- **GIVEN DATA**

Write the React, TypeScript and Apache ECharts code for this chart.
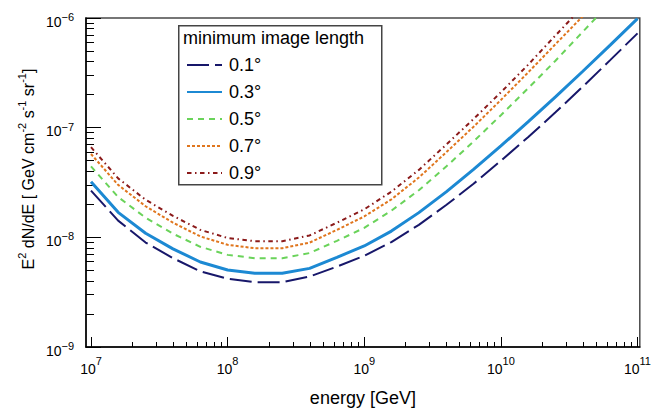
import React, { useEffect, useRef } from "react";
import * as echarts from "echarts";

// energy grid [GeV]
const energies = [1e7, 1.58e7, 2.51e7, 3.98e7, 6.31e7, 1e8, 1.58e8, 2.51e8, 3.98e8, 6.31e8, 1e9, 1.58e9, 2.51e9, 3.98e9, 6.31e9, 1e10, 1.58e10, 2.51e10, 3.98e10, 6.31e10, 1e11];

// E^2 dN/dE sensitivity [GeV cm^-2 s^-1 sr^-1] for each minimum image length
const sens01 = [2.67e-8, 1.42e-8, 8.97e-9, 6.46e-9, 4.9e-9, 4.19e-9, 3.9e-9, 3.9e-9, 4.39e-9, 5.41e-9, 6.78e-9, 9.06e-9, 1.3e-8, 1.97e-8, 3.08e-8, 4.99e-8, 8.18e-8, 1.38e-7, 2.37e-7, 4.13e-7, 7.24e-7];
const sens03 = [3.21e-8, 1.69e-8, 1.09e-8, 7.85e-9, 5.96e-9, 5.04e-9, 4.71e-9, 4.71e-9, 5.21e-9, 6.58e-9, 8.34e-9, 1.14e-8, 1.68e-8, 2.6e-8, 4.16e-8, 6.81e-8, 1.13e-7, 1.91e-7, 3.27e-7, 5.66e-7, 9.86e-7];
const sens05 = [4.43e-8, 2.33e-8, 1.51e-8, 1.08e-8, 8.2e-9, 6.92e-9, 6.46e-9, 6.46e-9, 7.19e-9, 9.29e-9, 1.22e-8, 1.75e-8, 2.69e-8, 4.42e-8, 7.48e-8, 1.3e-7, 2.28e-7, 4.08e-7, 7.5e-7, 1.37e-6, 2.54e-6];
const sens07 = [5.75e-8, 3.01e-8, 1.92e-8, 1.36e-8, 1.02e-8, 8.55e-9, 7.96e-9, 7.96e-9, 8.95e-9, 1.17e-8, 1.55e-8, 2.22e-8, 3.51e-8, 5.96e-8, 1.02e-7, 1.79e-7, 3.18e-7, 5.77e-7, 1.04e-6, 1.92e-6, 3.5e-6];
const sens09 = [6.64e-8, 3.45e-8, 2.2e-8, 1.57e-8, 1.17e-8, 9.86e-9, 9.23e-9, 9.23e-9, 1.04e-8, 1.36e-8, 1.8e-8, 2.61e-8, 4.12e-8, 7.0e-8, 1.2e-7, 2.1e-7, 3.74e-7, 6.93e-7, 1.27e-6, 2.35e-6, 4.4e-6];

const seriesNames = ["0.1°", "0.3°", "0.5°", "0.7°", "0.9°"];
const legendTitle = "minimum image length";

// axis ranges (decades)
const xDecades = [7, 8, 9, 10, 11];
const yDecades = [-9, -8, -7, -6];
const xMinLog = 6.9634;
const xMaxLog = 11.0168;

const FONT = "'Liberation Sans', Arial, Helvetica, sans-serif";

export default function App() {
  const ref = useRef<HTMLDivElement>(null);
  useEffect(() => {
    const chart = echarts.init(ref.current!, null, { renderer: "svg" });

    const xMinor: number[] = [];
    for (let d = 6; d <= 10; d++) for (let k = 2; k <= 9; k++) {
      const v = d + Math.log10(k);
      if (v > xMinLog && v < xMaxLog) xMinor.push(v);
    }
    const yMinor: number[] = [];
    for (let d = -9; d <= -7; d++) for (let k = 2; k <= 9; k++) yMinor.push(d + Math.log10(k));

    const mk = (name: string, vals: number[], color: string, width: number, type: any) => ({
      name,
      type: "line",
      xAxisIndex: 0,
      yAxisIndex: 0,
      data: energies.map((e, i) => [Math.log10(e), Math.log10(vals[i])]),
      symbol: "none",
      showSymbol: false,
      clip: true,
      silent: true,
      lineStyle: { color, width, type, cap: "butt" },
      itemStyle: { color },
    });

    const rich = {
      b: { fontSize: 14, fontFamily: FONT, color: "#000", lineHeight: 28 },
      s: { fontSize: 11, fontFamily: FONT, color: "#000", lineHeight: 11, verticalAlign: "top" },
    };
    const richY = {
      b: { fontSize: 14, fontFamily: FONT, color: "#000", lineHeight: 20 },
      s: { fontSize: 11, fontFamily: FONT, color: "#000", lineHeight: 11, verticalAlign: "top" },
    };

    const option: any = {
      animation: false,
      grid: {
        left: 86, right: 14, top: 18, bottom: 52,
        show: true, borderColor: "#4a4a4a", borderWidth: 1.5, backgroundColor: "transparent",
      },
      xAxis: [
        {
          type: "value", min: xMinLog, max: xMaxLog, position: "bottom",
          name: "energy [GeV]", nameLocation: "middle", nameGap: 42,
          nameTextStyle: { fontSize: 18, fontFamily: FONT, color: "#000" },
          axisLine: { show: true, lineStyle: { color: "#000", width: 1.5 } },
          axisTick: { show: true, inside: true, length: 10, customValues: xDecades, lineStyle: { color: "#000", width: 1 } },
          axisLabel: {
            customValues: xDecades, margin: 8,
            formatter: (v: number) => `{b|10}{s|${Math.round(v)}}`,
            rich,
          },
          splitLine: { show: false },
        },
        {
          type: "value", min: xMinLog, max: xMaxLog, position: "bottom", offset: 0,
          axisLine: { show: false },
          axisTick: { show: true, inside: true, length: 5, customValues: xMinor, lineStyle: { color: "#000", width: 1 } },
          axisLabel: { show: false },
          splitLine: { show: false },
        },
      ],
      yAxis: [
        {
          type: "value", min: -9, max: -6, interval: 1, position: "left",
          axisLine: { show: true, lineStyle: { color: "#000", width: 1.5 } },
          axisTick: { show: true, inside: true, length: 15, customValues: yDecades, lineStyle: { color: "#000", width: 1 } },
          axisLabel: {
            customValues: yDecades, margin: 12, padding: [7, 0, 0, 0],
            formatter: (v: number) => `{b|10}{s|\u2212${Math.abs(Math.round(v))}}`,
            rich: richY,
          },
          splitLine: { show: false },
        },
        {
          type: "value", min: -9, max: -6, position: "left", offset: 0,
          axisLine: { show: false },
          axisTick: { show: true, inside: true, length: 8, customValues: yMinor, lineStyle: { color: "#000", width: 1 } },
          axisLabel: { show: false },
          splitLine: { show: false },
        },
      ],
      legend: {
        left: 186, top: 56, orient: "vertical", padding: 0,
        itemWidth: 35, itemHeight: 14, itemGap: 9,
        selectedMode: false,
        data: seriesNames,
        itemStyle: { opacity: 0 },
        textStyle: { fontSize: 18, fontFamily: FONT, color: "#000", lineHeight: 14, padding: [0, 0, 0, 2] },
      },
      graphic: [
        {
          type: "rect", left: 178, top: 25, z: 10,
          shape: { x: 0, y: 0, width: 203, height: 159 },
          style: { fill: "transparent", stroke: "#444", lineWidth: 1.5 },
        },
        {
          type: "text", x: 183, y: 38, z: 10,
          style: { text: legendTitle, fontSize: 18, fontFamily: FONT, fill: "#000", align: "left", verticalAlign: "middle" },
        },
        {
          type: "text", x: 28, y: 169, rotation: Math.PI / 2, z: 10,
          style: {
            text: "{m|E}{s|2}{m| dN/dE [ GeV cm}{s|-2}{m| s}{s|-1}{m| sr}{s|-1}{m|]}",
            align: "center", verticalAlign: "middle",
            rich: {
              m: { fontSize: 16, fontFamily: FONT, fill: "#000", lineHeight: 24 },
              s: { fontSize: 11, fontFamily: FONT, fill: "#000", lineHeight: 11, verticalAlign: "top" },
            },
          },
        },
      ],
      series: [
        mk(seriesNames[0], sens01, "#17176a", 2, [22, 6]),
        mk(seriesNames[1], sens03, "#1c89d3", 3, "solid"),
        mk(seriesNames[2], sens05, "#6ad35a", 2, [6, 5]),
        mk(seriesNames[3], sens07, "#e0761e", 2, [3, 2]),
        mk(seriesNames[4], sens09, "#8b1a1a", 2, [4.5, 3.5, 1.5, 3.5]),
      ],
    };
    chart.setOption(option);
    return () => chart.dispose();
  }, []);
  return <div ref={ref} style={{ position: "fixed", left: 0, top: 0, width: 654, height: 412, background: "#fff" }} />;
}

- **OBJECTIVE**
Write out again exactly the lines from the start of the data above through the line containing "3.98e10, 6.31e10, 1e11];", inclusive, excluding any pictures.

- **WRITTEN RESPONSE**
Write the React, TypeScript and Apache ECharts code for this chart.
import React, { useEffect, useRef } from "react";
import * as echarts from "echarts";

// energy grid [GeV]
const energies = [1e7, 1.58e7, 2.51e7, 3.98e7, 6.31e7, 1e8, 1.58e8, 2.51e8, 3.98e8, 6.31e8, 1e9, 1.58e9, 2.51e9, 3.98e9, 6.31e9, 1e10, 1.58e10, 2.51e10, 3.98e10, 6.31e10, 1e11];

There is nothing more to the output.